Utah has the highest rate of autism in the country — one child in 47. The advocacy group Autism Speaks estimates 18,000 Utah children have the disorder, which causes intellectual disability, difficulties in motor coordination and attention and physical-health issues. The symptoms range from mild in some children to debilitating in others.
Children with autism spectrum disorder need special individual therapy to help them interact with others and learn the academic skills all children need and to develop the exceptional music, visual and academic skills many autistic children have.
But that therapy is expensive, and unless insurance companies are required to cover it, most won’t.
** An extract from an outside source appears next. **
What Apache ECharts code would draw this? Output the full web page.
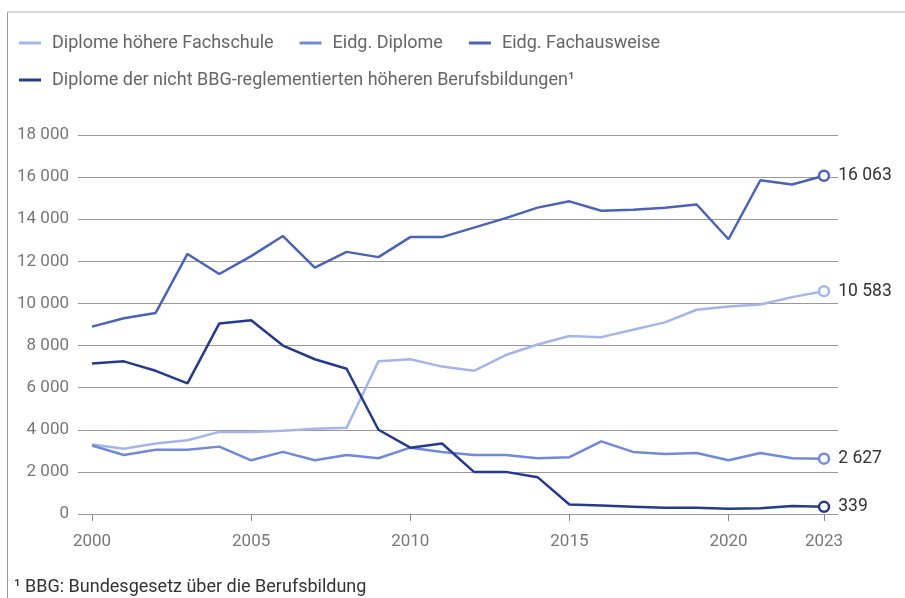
<!DOCTYPE html>
<html>
<head>
<meta charset="utf-8">
<script src="https://cdn.jsdelivr.net/npm/echarts@6/dist/echarts.min.js"></script>
<style>
    html, body { margin: 0; padding: 0; background: #fff; }
    #chart { width: 905px; height: 598px; }
</style>
</head>
<body>
<div id="chart"></div>
<script>
    var years = [];
    for (var y = 2000; y <= 2023; y++) years.push(y);

    var seriesNames = [
        'Diplome höhere Fachschule',
        'Eidg. Diplome',
        'Eidg. Fachausweise',
        'Diplome der nicht BBG-reglementierten höheren Berufsbildungen¹'
    ];
    var colors = ['#a4b5ea', '#7089d8', '#4a63b6', '#253a8b'];

    var fachschule = [3300, 3100, 3350, 3500, 3900, 3900, 3950, 4050, 4100, 7250, 7350, 7000,
        6800, 7550, 8050, 8450, 8400, 8750, 9100, 9700, 9850, 9950, 10300, 10583];
    var eidgDiplome = [3250, 2800, 3050, 3050, 3200, 2550, 2950, 2550, 2800, 2650, 3150, 2950,
        2800, 2800, 2650, 2700, 3450, 2950, 2850, 2900, 2550, 2900, 2650, 2627];
    var fachausweise = [8900, 9300, 9550, 12350, 11400, 12250, 13200, 11700, 12450, 12200, 13150, 13150,
        13600, 14050, 14550, 14850, 14400, 14450, 14550, 14700, 13050, 15850, 15650, 16063];
    var nichtBBG = [7150, 7250, 6800, 6200, 9050, 9200, 8000, 7350, 6900, 4000, 3150, 3350,
        2000, 2000, 1750, 450, 400, 350, 300, 300, 250, 270, 380, 339];

    var xTicks = [2000, 2005, 2010, 2015, 2020, 2023];
    var allData = [fachschule, eidgDiplome, fachausweise, nichtBBG];

    function fmt(v) {
        return String(v).replace(/\B(?=(\d{3})+(?!\d))/g, ' ');
    }

    var chart = echarts.init(document.getElementById('chart'));

    var series = allData.map(function (vals, i) {
        var last = vals.length - 1;
        return {
            name: seriesNames[i],
            type: 'line',
            color: colors[i],
            lineStyle: { width: 2.5 },
            showSymbol: true,
            symbol: 'none',
            z: 2 + i,
            data: vals.map(function (v, k) {
                var d = { value: [years[k], v] };
                if (k === last) {
                    d.symbol = 'circle';
                    d.symbolSize = 10;
                    d.itemStyle = { color: '#fff', borderColor: colors[i], borderWidth: 2.5 };
                    d.label = {
                        show: true,
                        position: 'right',
                        distance: 8,
                        formatter: fmt(v),
                        color: '#333',
                        fontSize: 17.5,
                        fontFamily: 'Roboto'
                    };
                }
                return d;
            })
        };
    });

    var legendText = { color: '#666', fontSize: 18, fontFamily: 'Roboto', padding: [0, 0, 0, 6] };

    var option = {
        animation: false,
        textStyle: { fontFamily: 'Roboto' },
        legend: [
            {
                data: seriesNames.slice(0, 3),
                left: 14, top: 29,
                icon: 'rect', itemWidth: 22, itemHeight: 3, itemGap: 26,
                textStyle: legendText
            },
            {
                data: seriesNames.slice(3),
                left: 14, top: 66,
                icon: 'rect', itemWidth: 22, itemHeight: 3,
                textStyle: legendText
            }
        ],
        grid: { left: 78, right: 67, top: 135, bottom: 84 },
        xAxis: {
            type: 'value',
            min: 1999.56,
            max: 2023.44,
            splitLine: { show: false },
            axisLine: { show: false },
            axisTick: {
                show: true,
                customValues: xTicks,
                length: 7,
                lineStyle: { color: '#888' }
            },
            axisLabel: {
                customValues: xTicks,
                color: '#777',
                fontSize: 17,
                margin: 19,
                formatter: function (v) { return String(v); }
            }
        },
        yAxis: {
            type: 'value',
            min: 0,
            max: 18000,
            interval: 2000,
            axisLine: { show: false },
            axisTick: { show: false },
            splitLine: { lineStyle: { color: '#999', width: 1 } },
            axisLabel: {
                color: '#777',
                fontSize: 17,
                margin: 9,
                formatter: fmt
            }
        },
        graphic: [
            { type: 'line', shape: { x1: 7.5, y1: 12, x2: 7.5, y2: 598 }, style: { stroke: '#999', lineWidth: 1 } },
            { type: 'line', shape: { x1: 7, y1: 12, x2: 905, y2: 12 }, style: { stroke: '#ccc', lineWidth: 1.5 } },
            {
                type: 'text', left: 14, top: 578,
                style: { text: '¹ BBG: Bundesgesetz über die Berufsbildung', fill: '#333', fontSize: 18, fontFamily: 'Roboto' }
            }
        ],
        series: series
    };

    chart.setOption(option);
</script>
</body>
</html>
That leaves thousands of Utah families struggling with the horrific dilemma of deciding what to forgo in order to pay for the therapy that can help their autistic children become productive, happy citizens.
One family featured in a Tribune news story sold their home in order to pay for their son’s treatment. That kind of sacrifice should never be required when the Legislature has the power to help them get what they need.
Utah is one of just 16 states that do not require insurance companies to cover treatment for autism. Last year legislators approved a pilot program of sorts in which autistic children were chosen in a lottery to receive Applied Behavior Analysis therapy. They said they wanted to make sure the treatment works.
Fewer than 400 families were lucky enough to get ABA therapy through the initiative, funded through Medicaid, the state’s public employee insurance plan and private grants.
The results are in: Children who got ABA therapy learn better and improve their social skills. Testing before and after a year of treatment shows improvement across the board. And the cost was less than expected.
There is no longer any way for legislators to rationalize ignoring the desperate need of thousands of Utah children. Sen. Brian Shiozawa, R-Cottonwood Heights, is sponsoring SB57, which received a favorable recommendation from a Senate committee Friday. Shiozawa, a physician, is trying for the third year to get the legislation passed.
Insurance companies can afford to lobby against the bill, and they can back up that professional persuasion with hefty campaign contributions.
Utah children don’t have those resources, but those vulnerable, non-voting young citizens are the very ones most dependent on legislators to do the right thing.
The Legislature should act quickly to pass SB57.